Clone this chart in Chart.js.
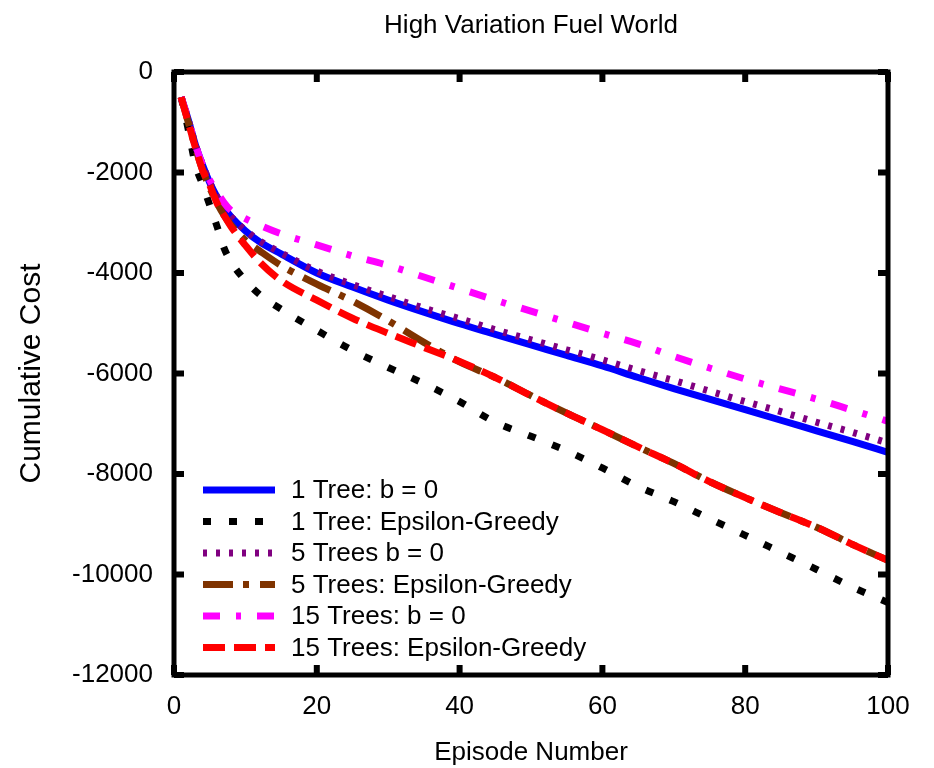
<!DOCTYPE html>
<html>
<head>
<meta charset="utf-8">
<script src="https://cdn.jsdelivr.net/npm/chart.js@4.4.0/dist/chart.umd.min.js"></script>
<style>
  html, body { margin: 0; padding: 0; background: #ffffff; }
  #wrap { width: 934px; height: 768px; }
</style>
</head>
<body>
<div id="wrap"><canvas id="c" width="934" height="768"></canvas></div>
<script>
const titleText = 'High Variation Fuel World';
const xTitle = 'Episode Number';
const yTitle = 'Cumulative Cost';

const episodes = [1,2,3,4,5,6,7,8,10,12,15,20,25,30,35,40,45,50,55,60,65,70,75,80,85,90,95,100];

const tree1B0 = [-500,-950,-1450,-1850,-2200,-2480,-2700,-2880,-3160,-3380,-3620,-4000,-4280,-4540,-4780,-5010,-5220,-5430,-5640,-5850,-6080,-6300,-6510,-6720,-6930,-7140,-7350,-7570];
const tree1Eps = [-500,-1150,-1850,-2240,-2650,-3060,-3500,-3780,-4150,-4430,-4720,-5140,-5540,-5880,-6200,-6560,-6970,-7250,-7540,-7880,-8250,-8550,-8890,-9220,-9560,-9900,-10250,-10560];
const trees5B0 = [-500,-950,-1450,-1850,-2200,-2480,-2700,-2880,-3150,-3360,-3600,-3960,-4230,-4470,-4700,-4910,-5130,-5330,-5530,-5730,-5940,-6140,-6350,-6560,-6760,-6970,-7170,-7380];
const trees5Eps = [-500,-1000,-1500,-1950,-2300,-2600,-2850,-3050,-3350,-3560,-3850,-4220,-4560,-4950,-5380,-5770,-6080,-6440,-6790,-7120,-7460,-7790,-8150,-8470,-8770,-9060,-9400,-9720];
const trees15B0 = [-500,-950,-1450,-1850,-2150,-2380,-2600,-2760,-2920,-3050,-3220,-3440,-3660,-3850,-4080,-4310,-4540,-4760,-4980,-5200,-5410,-5660,-5890,-6110,-6310,-6510,-6730,-6950];
const trees15Eps = [-500,-1000,-1500,-1950,-2250,-2600,-2850,-3080,-3450,-3780,-4150,-4540,-4900,-5200,-5480,-5760,-6080,-6440,-6790,-7120,-7460,-7790,-8150,-8470,-8770,-9060,-9400,-9720];

const seriesLabels = ['1 Tree: b = 0','1 Tree: Epsilon-Greedy','5 Trees b = 0','5 Trees: Epsilon-Greedy','15 Trees: b = 0','15 Trees: Epsilon-Greedy'];
const seriesValues = [tree1B0, tree1Eps, trees5B0, trees5Eps, trees15B0, trees15Eps];
const seriesColors = ['#0000ff','#000000','#800080','#7f3300','#ff00ff','#ff0000'];
const seriesDash = [[], [8,18], [4,9], [30,10,6,11], [17,16,5,16], [22,9]];

const xTicks = [0,20,40,60,80,100];
const yTicks = [0,-2000,-4000,-6000,-8000,-10000,-12000];

const FONT = "'Liberation Sans', Arial, Helvetica, sans-serif";

const datasets = seriesLabels.map((lab, i) => ({
  label: lab,
  data: episodes.map((e, k) => ({x: e, y: seriesValues[i][k]})),
  borderColor: seriesColors[i],
  backgroundColor: seriesColors[i],
  borderWidth: 7,
  borderDash: seriesDash[i],
  borderCapStyle: 'butt',
  borderJoinStyle: 'miter',
  pointRadius: 0,
  fill: false,
  cubicInterpolationMode: 'monotone',
  order: seriesLabels.length - i
}));

const frame = {
  id: 'frame',
  afterDatasetsDraw(chart) {
    const {ctx, chartArea: a, scales} = chart;
    ctx.save();
    // legend inside plot
    const lx0 = 203, lx1 = 275, tx = 291, y0 = 490, dy = 31.5;
    ctx.font = '26px ' + FONT;
    ctx.textBaseline = 'middle';
    ctx.textAlign = 'left';
    chart.data.datasets.forEach((d, i) => {
      const y = y0 + i * dy;
      ctx.strokeStyle = d.borderColor;
      ctx.lineWidth = d.borderWidth;
      ctx.lineCap = 'butt';
      ctx.setLineDash(d.borderDash);
      ctx.beginPath(); ctx.moveTo(lx0, y); ctx.lineTo(lx1, y); ctx.stroke();
      ctx.setLineDash([]);
      ctx.fillStyle = '#000';
      ctx.fillText(d.label, tx, y + 1);
    });
    // border
    ctx.strokeStyle = '#000';
    ctx.lineWidth = 5;
    ctx.setLineDash([]);
    ctx.strokeRect(a.left, a.top, a.right - a.left, a.bottom - a.top);
    // inward ticks (mirrored)
    ctx.lineWidth = 6;
    const tl = 10;
    xTicks.forEach(v => {
      const px = scales.x.getPixelForValue(v);
      ctx.beginPath();
      ctx.moveTo(px, a.bottom); ctx.lineTo(px, a.bottom - tl);
      ctx.moveTo(px, a.top); ctx.lineTo(px, a.top + tl);
      ctx.stroke();
    });
    yTicks.forEach(v => {
      const py = scales.y.getPixelForValue(v);
      ctx.beginPath();
      ctx.moveTo(a.left, py); ctx.lineTo(a.left + tl, py);
      ctx.moveTo(a.right, py); ctx.lineTo(a.right - tl, py);
      ctx.stroke();
    });
    ctx.restore();
  }
};

new Chart(document.getElementById('c'), {
  type: 'line',
  data: { datasets },
  plugins: [frame],
  options: {
    responsive: false,
    animation: false,
    devicePixelRatio: 1,
    layout: { padding: { left: 0, right: 46, top: 0, bottom: 0 } },
    plugins: {
      legend: { display: false },
      tooltip: { enabled: false },
      title: {
        display: true,
        fullSize: false,
        text: titleText,
        color: '#000',
        font: { family: FONT, size: 26, weight: 'normal' },
        padding: { top: 10, bottom: 30.8 }
      }
    },
    scales: {
      x: {
        type: 'linear',
        min: 0, max: 100,
        grid: { display: false, drawTicks: false },
        border: { display: false },
        afterBuildTicks: s => { s.ticks = xTicks.map(v => ({ value: v })); },
        afterFit: s => { s.height = 93; },
        ticks: {
          color: '#000',
          padding: 16,
          font: { family: FONT, size: 26 },
          callback: v => String(v),
          maxRotation: 0
        },
        title: {
          display: true, text: xTitle, color: '#000',
          font: { family: FONT, size: 26 },
          padding: { top: 0, bottom: 0 }
        }
      },
      y: {
        type: 'linear',
        min: -12000, max: 0,
        grid: { display: false, drawTicks: false },
        border: { display: false },
        afterBuildTicks: s => { s.ticks = yTicks.map(v => ({ value: v })); },
        afterFit: s => { s.width = 174; },
        ticks: {
          color: '#000',
          padding: 21,
          font: { family: FONT, size: 26 },
          callback: v => String(v)
        },
        title: {
          display: true, text: yTitle, color: '#000',
          font: { family: FONT, size: 30 },
          padding: { top: 14, bottom: 0 }
        }
      }
    }
  }
});
</script>
</body>
</html>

- Problem to work on: Repeat the material exactly as it reads, without any of its pictures.

- Answer in full:
Clone this chart in Chart.js.
<!DOCTYPE html>
<html>
<head>
<meta charset="utf-8">
<script src="https://cdn.jsdelivr.net/npm/chart.js@4.4.0/dist/chart.umd.min.js"></script>
<style>
  html, body { margin: 0; padding: 0; background: #ffffff; }
  #wrap { width: 934px; height: 768px; }
</style>
</head>
<body>
<div id="wrap"><canvas id="c" width="934" height="768"></canvas></div>
<script>
const titleText = 'High Variation Fuel World';
const xTitle = 'Episode Number';
const yTitle = 'Cumulative Cost';

const episodes = [1,2,3,4,5,6,7,8,10,12,15,20,25,30,35,40,45,50,55,60,65,70,75,80,85,90,95,100];

const tree1B0 = [-500,-950,-1450,-1850,-2200,-2480,-2700,-2880,-3160,-3380,-3620,-4000,-4280,-4540,-4780,-5010,-5220,-5430,-5640,-5850,-6080,-6300,-6510,-6720,-6930,-7140,-7350,-7570];
const tree1Eps = [-500,-1150,-1850,-2240,-2650,-3060,-3500,-3780,-4150,-4430,-4720,-5140,-5540,-5880,-6200,-6560,-6970,-7250,-7540,-7880,-8250,-8550,-8890,-9220,-9560,-9900,-10250,-10560];
const trees5B0 = [-500,-950,-1450,-1850,-2200,-2480,-2700,-2880,-3150,-3360,-3600,-3960,-4230,-4470,-4700,-4910,-5130,-5330,-5530,-5730,-5940,-6140,-6350,-6560,-6760,-6970,-7170,-7380];
const trees5Eps = [-500,-1000,-1500,-1950,-2300,-2600,-2850,-3050,-3350,-3560,-3850,-4220,-4560,-4950,-5380,-5770,-6080,-6440,-6790,-7120,-7460,-7790,-8150,-8470,-8770,-9060,-9400,-9720];
const trees15B0 = [-500,-950,-1450,-1850,-2150,-2380,-2600,-2760,-2920,-3050,-3220,-3440,-3660,-3850,-4080,-4310,-4540,-4760,-4980,-5200,-5410,-5660,-5890,-6110,-6310,-6510,-6730,-6950];
const trees15Eps = [-500,-1000,-1500,-1950,-2250,-2600,-2850,-3080,-3450,-3780,-4150,-4540,-4900,-5200,-5480,-5760,-6080,-6440,-6790,-7120,-7460,-7790,-8150,-8470,-8770,-9060,-9400,-9720];

const seriesLabels = ['1 Tree: b = 0','1 Tree: Epsilon-Greedy','5 Trees b = 0','5 Trees: Epsilon-Greedy','15 Trees: b = 0','15 Trees: Epsilon-Greedy'];
const seriesValues = [tree1B0, tree1Eps, trees5B0, trees5Eps, trees15B0, trees15Eps];
const seriesColors = ['#0000ff','#000000','#800080','#7f3300','#ff00ff','#ff0000'];
const seriesDash = [[], [8,18], [4,9], [30,10,6,11], [17,16,5,16], [22,9]];

const xTicks = [0,20,40,60,80,100];
const yTicks = [0,-2000,-4000,-6000,-8000,-10000,-12000];

const FONT = "'Liberation Sans', Arial, Helvetica, sans-serif";

const datasets = seriesLabels.map((lab, i) => ({
  label: lab,
  data: episodes.map((e, k) => ({x: e, y: seriesValues[i][k]})),
  borderColor: seriesColors[i],
  backgroundColor: seriesColors[i],
  borderWidth: 7,
  borderDash: seriesDash[i],
  borderCapStyle: 'butt',
  borderJoinStyle: 'miter',
  pointRadius: 0,
  fill: false,
  cubicInterpolationMode: 'monotone',
  order: seriesLabels.length - i
}));

const frame = {
  id: 'frame',
  afterDatasetsDraw(chart) {
    const {ctx, chartArea: a, scales} = chart;
    ctx.save();
    // legend inside plot
    const lx0 = 203, lx1 = 275, tx = 291, y0 = 490, dy = 31.5;
    ctx.font = '26px ' + FONT;
    ctx.textBaseline = 'middle';
    ctx.textAlign = 'left';
    chart.data.datasets.forEach((d, i) => {
      const y = y0 + i * dy;
      ctx.strokeStyle = d.borderColor;
      ctx.lineWidth = d.borderWidth;
      ctx.lineCap = 'butt';
      ctx.setLineDash(d.borderDash);
      ctx.beginPath(); ctx.moveTo(lx0, y); ctx.lineTo(lx1, y); ctx.stroke();
      ctx.setLineDash([]);
      ctx.fillStyle = '#000';
      ctx.fillText(d.label, tx, y + 1);
    });
    // border
    ctx.strokeStyle = '#000';
    ctx.lineWidth = 5;
    ctx.setLineDash([]);
    ctx.strokeRect(a.left, a.top, a.right - a.left, a.bottom - a.top);
    // inward ticks (mirrored)
    ctx.lineWidth = 6;
    const tl = 10;
    xTicks.forEach(v => {
      const px = scales.x.getPixelForValue(v);
      ctx.beginPath();
      ctx.moveTo(px, a.bottom); ctx.lineTo(px, a.bottom - tl);
      ctx.moveTo(px, a.top); ctx.lineTo(px, a.top + tl);
      ctx.stroke();
    });
    yTicks.forEach(v => {
      const py = scales.y.getPixelForValue(v);
      ctx.beginPath();
      ctx.moveTo(a.left, py); ctx.lineTo(a.left + tl, py);
      ctx.moveTo(a.right, py); ctx.lineTo(a.right - tl, py);
      ctx.stroke();
    });
    ctx.restore();
  }
};

new Chart(document.getElementById('c'), {
  type: 'line',
  data: { datasets },
  plugins: [frame],
  options: {
    responsive: false,
    animation: false,
    devicePixelRatio: 1,
    layout: { padding: { left: 0, right: 46, top: 0, bottom: 0 } },
    plugins: {
      legend: { display: false },
      tooltip: { enabled: false },
      title: {
        display: true,
        fullSize: false,
        text: titleText,
        color: '#000',
        font: { family: FONT, size: 26, weight: 'normal' },
        padding: { top: 10, bottom: 30.8 }
      }
    },
    scales: {
      x: {
        type: 'linear',
        min: 0, max: 100,
        grid: { display: false, drawTicks: false },
        border: { display: false },
        afterBuildTicks: s => { s.ticks = xTicks.map(v => ({ value: v })); },
        afterFit: s => { s.height = 93; },
        ticks: {
          color: '#000',
          padding: 16,
          font: { family: FONT, size: 26 },
          callback: v => String(v),
          maxRotation: 0
        },
        title: {
          display: true, text: xTitle, color: '#000',
          font: { family: FONT, size: 26 },
          padding: { top: 0, bottom: 0 }
        }
      },
      y: {
        type: 'linear',
        min: -12000, max: 0,
        grid: { display: false, drawTicks: false },
        border: { display: false },
        afterBuildTicks: s => { s.ticks = yTicks.map(v => ({ value: v })); },
        afterFit: s => { s.width = 174; },
        ticks: {
          color: '#000',
          padding: 21,
          font: { family: FONT, size: 26 },
          callback: v => String(v)
        },
        title: {
          display: true, text: yTitle, color: '#000',
          font: { family: FONT, size: 30 },
          padding: { top: 14, bottom: 0 }
        }
      }
    }
  }
});
</script>
</body>
</html>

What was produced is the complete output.